## DATASET EXCERPT:

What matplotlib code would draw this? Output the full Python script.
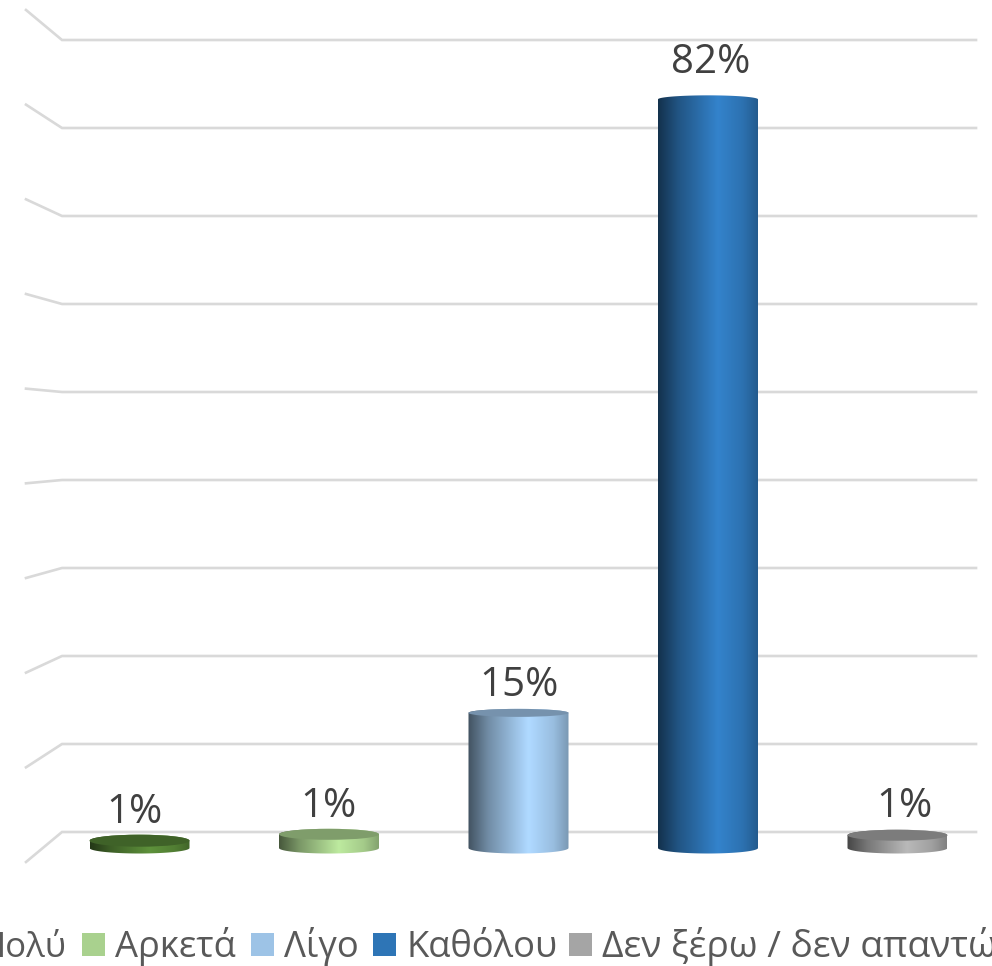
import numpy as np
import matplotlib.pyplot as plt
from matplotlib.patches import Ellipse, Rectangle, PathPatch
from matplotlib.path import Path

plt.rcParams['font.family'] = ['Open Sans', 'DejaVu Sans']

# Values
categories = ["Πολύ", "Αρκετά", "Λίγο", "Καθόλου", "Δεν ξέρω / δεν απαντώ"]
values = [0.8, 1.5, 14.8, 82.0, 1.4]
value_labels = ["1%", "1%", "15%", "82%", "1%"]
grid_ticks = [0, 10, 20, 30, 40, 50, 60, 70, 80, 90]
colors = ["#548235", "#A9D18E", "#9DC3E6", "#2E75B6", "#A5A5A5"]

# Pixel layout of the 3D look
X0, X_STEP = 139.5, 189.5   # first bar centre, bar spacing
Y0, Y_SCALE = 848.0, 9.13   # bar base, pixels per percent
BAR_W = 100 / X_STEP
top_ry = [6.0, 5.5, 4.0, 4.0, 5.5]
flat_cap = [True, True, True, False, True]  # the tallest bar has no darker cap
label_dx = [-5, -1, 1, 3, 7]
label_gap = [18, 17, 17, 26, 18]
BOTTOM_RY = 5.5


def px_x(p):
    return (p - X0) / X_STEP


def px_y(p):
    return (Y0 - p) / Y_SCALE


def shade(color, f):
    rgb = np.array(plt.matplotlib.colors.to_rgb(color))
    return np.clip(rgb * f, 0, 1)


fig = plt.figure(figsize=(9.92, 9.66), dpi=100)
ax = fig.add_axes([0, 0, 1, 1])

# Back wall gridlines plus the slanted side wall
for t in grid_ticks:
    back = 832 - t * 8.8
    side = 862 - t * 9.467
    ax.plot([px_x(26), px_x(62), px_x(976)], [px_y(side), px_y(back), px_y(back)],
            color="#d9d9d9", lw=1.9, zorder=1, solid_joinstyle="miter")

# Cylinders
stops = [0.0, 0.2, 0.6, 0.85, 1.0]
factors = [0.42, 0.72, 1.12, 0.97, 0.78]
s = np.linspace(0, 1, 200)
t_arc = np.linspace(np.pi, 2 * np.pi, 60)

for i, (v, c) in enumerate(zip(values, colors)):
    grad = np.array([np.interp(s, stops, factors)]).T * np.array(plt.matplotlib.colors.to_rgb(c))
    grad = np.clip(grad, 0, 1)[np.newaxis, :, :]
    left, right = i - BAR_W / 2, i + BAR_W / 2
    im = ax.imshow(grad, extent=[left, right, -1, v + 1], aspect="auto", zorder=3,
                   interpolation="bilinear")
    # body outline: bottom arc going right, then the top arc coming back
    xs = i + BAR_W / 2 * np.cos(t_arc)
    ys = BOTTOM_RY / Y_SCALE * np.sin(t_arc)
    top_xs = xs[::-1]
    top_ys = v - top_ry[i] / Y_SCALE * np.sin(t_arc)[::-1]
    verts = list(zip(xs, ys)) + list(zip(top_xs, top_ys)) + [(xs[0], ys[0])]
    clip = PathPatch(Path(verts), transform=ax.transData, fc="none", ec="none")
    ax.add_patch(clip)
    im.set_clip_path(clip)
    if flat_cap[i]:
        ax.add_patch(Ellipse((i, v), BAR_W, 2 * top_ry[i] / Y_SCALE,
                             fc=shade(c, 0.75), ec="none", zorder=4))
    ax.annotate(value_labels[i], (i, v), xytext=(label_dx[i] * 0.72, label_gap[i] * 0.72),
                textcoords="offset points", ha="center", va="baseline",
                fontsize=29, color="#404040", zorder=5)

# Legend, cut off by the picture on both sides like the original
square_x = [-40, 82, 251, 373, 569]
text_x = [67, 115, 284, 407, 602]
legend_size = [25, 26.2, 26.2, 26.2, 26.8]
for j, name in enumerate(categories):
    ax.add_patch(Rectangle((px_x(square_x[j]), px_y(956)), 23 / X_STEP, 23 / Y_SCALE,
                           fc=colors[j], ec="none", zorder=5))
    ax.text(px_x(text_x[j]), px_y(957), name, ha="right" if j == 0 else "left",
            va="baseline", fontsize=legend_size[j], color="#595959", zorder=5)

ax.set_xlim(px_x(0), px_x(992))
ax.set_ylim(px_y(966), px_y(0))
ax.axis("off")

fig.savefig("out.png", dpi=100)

## EXERCISE INSTRUCTIONS:
Every line above should be returned exactly; the pictures stay out.

## EXERCISE RESULT:
What matplotlib code would draw this? Output the full Python script.
import numpy as np
import matplotlib.pyplot as plt
from matplotlib.patches import Ellipse, Rectangle, PathPatch
from matplotlib.path import Path

plt.rcParams['font.family'] = ['Open Sans', 'DejaVu Sans']

# Values
categories = ["Πολύ", "Αρκετά", "Λίγο", "Καθόλου", "Δεν ξέρω / δεν απαντώ"]
values = [0.8, 1.5, 14.8, 82.0, 1.4]
value_labels = ["1%", "1%", "15%", "82%", "1%"]
grid_ticks = [0, 10, 20, 30, 40, 50, 60, 70, 80, 90]
colors = ["#548235", "#A9D18E", "#9DC3E6", "#2E75B6", "#A5A5A5"]

# Pixel layout of the 3D look
X0, X_STEP = 139.5, 189.5   # first bar centre, bar spacing
Y0, Y_SCALE = 848.0, 9.13   # bar base, pixels per percent
BAR_W = 100 / X_STEP
top_ry = [6.0, 5.5, 4.0, 4.0, 5.5]
flat_cap = [True, True, True, False, True]  # the tallest bar has no darker cap
label_dx = [-5, -1, 1, 3, 7]
label_gap = [18, 17, 17, 26, 18]
BOTTOM_RY = 5.5


def px_x(p):
    return (p - X0) / X_STEP


def px_y(p):
    return (Y0 - p) / Y_SCALE


def shade(color, f):
    rgb = np.array(plt.matplotlib.colors.to_rgb(color))
    return np.clip(rgb * f, 0, 1)


fig = plt.figure(figsize=(9.92, 9.66), dpi=100)
ax = fig.add_axes([0, 0, 1, 1])

# Back wall gridlines plus the slanted side wall
for t in grid_ticks:
    back = 832 - t * 8.8
    side = 862 - t * 9.467
    ax.plot([px_x(26), px_x(62), px_x(976)], [px_y(side), px_y(back), px_y(back)],
            color="#d9d9d9", lw=1.9, zorder=1, solid_joinstyle="miter")

# Cylinders
stops = [0.0, 0.2, 0.6, 0.85, 1.0]
factors = [0.42, 0.72, 1.12, 0.97, 0.78]
s = np.linspace(0, 1, 200)
t_arc = np.linspace(np.pi, 2 * np.pi, 60)

for i, (v, c) in enumerate(zip(values, colors)):
    grad = np.array([np.interp(s, stops, factors)]).T * np.array(plt.matplotlib.colors.to_rgb(c))
    grad = np.clip(grad, 0, 1)[np.newaxis, :, :]
    left, right = i - BAR_W / 2, i + BAR_W / 2
    im = ax.imshow(grad, extent=[left, right, -1, v + 1], aspect="auto", zorder=3,
                   interpolation="bilinear")
    # body outline: bottom arc going right, then the top arc coming back
    xs = i + BAR_W / 2 * np.cos(t_arc)
    ys = BOTTOM_RY / Y_SCALE * np.sin(t_arc)
    top_xs = xs[::-1]
    top_ys = v - top_ry[i] / Y_SCALE * np.sin(t_arc)[::-1]
    verts = list(zip(xs, ys)) + list(zip(top_xs, top_ys)) + [(xs[0], ys[0])]
    clip = PathPatch(Path(verts), transform=ax.transData, fc="none", ec="none")
    ax.add_patch(clip)
    im.set_clip_path(clip)
    if flat_cap[i]:
        ax.add_patch(Ellipse((i, v), BAR_W, 2 * top_ry[i] / Y_SCALE,
                             fc=shade(c, 0.75), ec="none", zorder=4))
    ax.annotate(value_labels[i], (i, v), xytext=(label_dx[i] * 0.72, label_gap[i] * 0.72),
                textcoords="offset points", ha="center", va="baseline",
                fontsize=29, color="#404040", zorder=5)

# Legend, cut off by the picture on both sides like the original
square_x = [-40, 82, 251, 373, 569]
text_x = [67, 115, 284, 407, 602]
legend_size = [25, 26.2, 26.2, 26.2, 26.8]
for j, name in enumerate(categories):
    ax.add_patch(Rectangle((px_x(square_x[j]), px_y(956)), 23 / X_STEP, 23 / Y_SCALE,
                           fc=colors[j], ec="none", zorder=5))
    ax.text(px_x(text_x[j]), px_y(957), name, ha="right" if j == 0 else "left",
            va="baseline", fontsize=legend_size[j], color="#595959", zorder=5)

ax.set_xlim(px_x(0), px_x(992))
ax.set_ylim(px_y(966), px_y(0))
ax.axis("off")

fig.savefig("out.png", dpi=100)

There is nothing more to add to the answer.